» DATA PROVIDED:
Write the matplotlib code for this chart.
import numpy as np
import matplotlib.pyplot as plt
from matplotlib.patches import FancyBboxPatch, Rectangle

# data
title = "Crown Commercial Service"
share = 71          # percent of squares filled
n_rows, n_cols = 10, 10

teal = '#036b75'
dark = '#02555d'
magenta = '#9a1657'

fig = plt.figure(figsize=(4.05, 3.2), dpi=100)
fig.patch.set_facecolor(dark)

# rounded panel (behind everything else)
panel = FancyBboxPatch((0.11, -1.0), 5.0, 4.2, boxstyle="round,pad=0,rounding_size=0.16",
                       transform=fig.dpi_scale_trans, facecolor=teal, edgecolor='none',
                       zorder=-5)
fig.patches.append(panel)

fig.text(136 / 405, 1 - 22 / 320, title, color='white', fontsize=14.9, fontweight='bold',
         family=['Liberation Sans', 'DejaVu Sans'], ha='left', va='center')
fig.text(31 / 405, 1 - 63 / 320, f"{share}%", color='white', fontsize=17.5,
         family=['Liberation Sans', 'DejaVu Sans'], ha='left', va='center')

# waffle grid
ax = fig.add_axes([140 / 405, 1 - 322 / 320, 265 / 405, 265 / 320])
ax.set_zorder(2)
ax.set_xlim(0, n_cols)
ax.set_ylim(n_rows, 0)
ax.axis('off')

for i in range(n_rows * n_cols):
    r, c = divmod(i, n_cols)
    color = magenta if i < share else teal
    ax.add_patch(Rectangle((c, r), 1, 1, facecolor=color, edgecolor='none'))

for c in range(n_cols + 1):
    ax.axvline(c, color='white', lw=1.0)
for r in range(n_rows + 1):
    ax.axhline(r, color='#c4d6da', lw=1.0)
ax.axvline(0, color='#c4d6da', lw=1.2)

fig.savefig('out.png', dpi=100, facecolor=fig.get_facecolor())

---

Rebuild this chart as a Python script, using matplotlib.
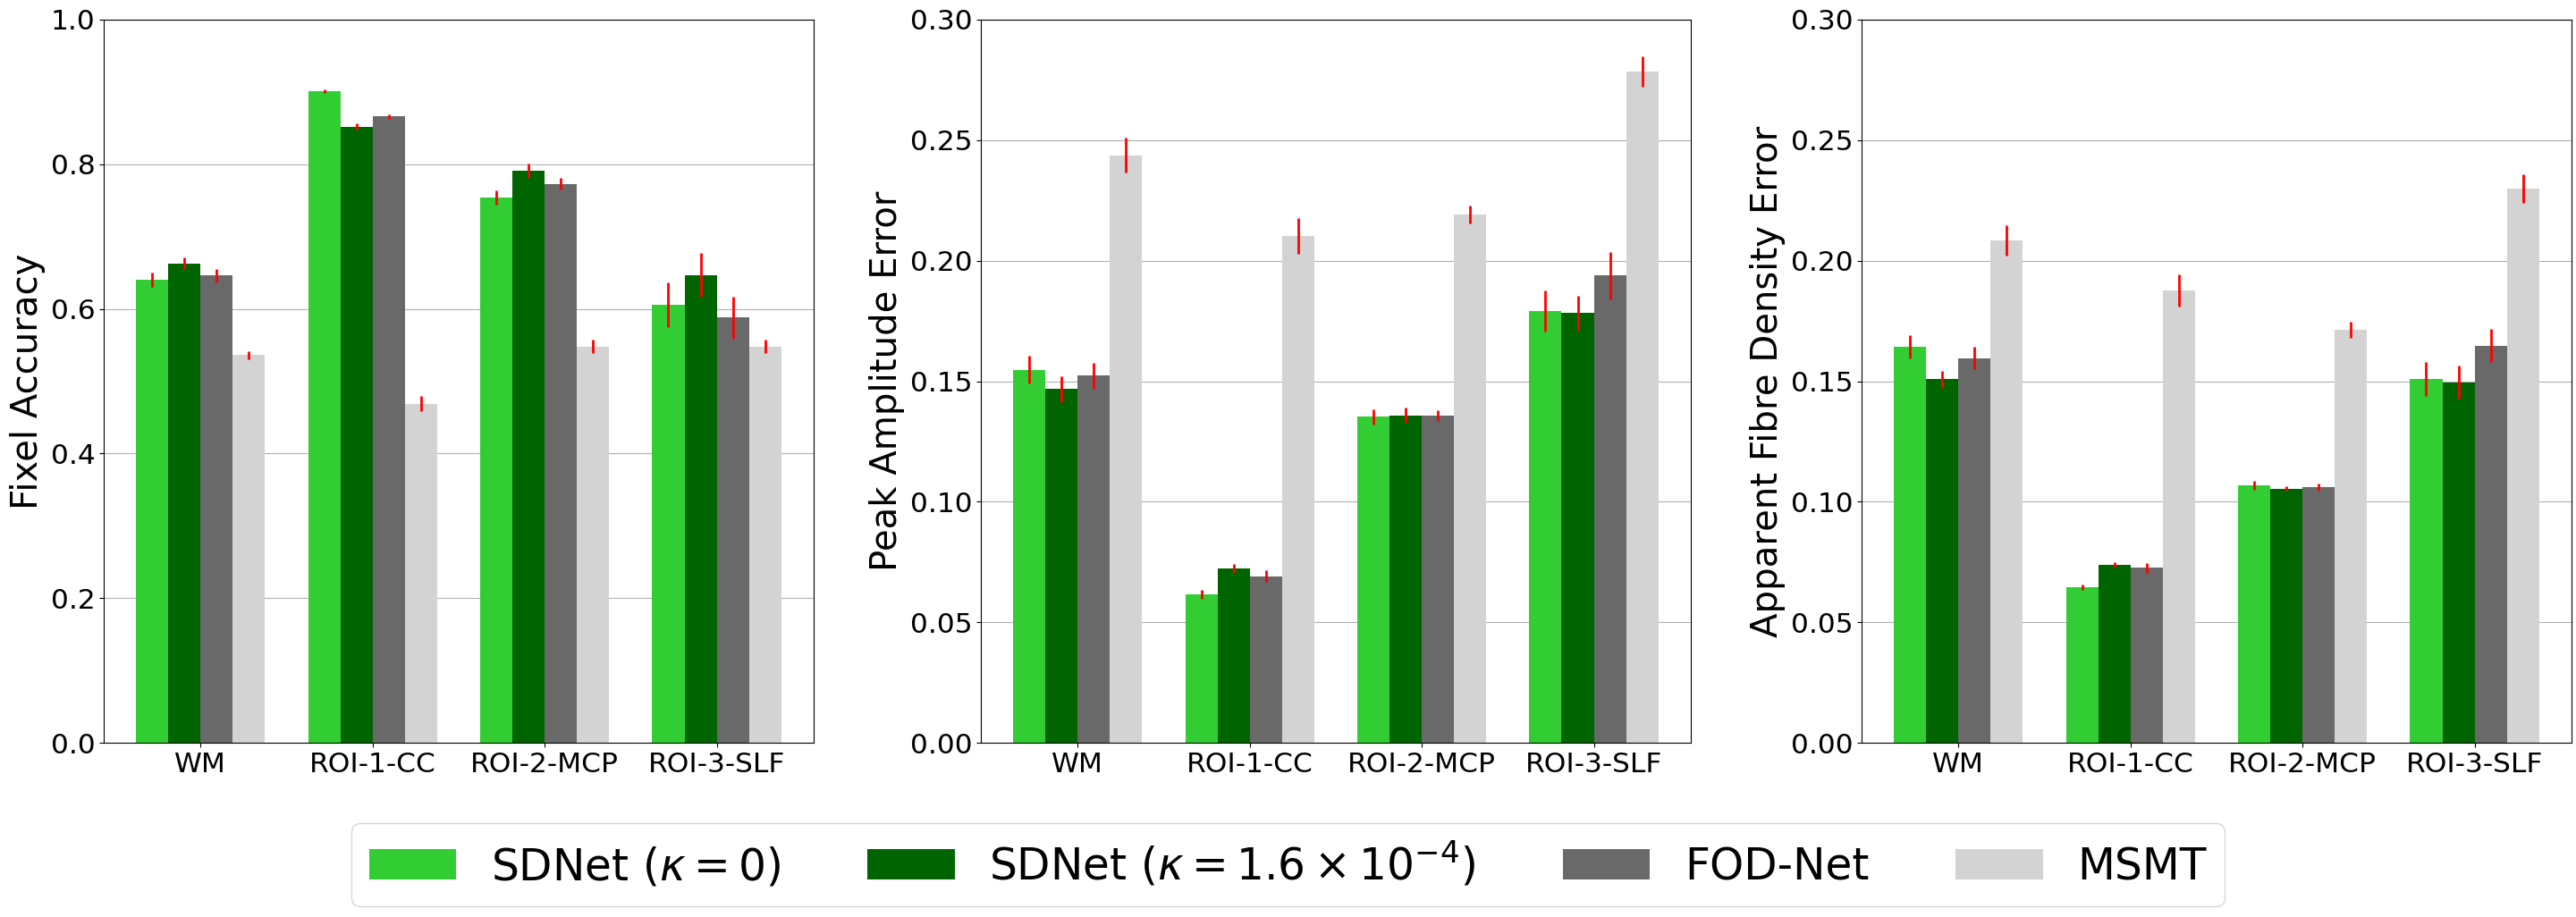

» EXERCISE BRIEF: The required output is an exact reproduction of the lines starting at the one that contains "Write the matplotlib code for this chart." and ending at the one that contains "1, facecolor=color, edgecolor='none'))". Both boundary lines belong to it.

» RESULT OF THIS EXERCISE:
Write the matplotlib code for this chart.
import numpy as np
import matplotlib.pyplot as plt
from matplotlib.patches import FancyBboxPatch, Rectangle

# data
title = "Crown Commercial Service"
share = 71          # percent of squares filled
n_rows, n_cols = 10, 10

teal = '#036b75'
dark = '#02555d'
magenta = '#9a1657'

fig = plt.figure(figsize=(4.05, 3.2), dpi=100)
fig.patch.set_facecolor(dark)

# rounded panel (behind everything else)
panel = FancyBboxPatch((0.11, -1.0), 5.0, 4.2, boxstyle="round,pad=0,rounding_size=0.16",
                       transform=fig.dpi_scale_trans, facecolor=teal, edgecolor='none',
                       zorder=-5)
fig.patches.append(panel)

fig.text(136 / 405, 1 - 22 / 320, title, color='white', fontsize=14.9, fontweight='bold',
         family=['Liberation Sans', 'DejaVu Sans'], ha='left', va='center')
fig.text(31 / 405, 1 - 63 / 320, f"{share}%", color='white', fontsize=17.5,
         family=['Liberation Sans', 'DejaVu Sans'], ha='left', va='center')

# waffle grid
ax = fig.add_axes([140 / 405, 1 - 322 / 320, 265 / 405, 265 / 320])
ax.set_zorder(2)
ax.set_xlim(0, n_cols)
ax.set_ylim(n_rows, 0)
ax.axis('off')

for i in range(n_rows * n_cols):
    r, c = divmod(i, n_cols)
    color = magenta if i < share else teal
    ax.add_patch(Rectangle((c, r), 1, 1, facecolor=color, edgecolor='none'))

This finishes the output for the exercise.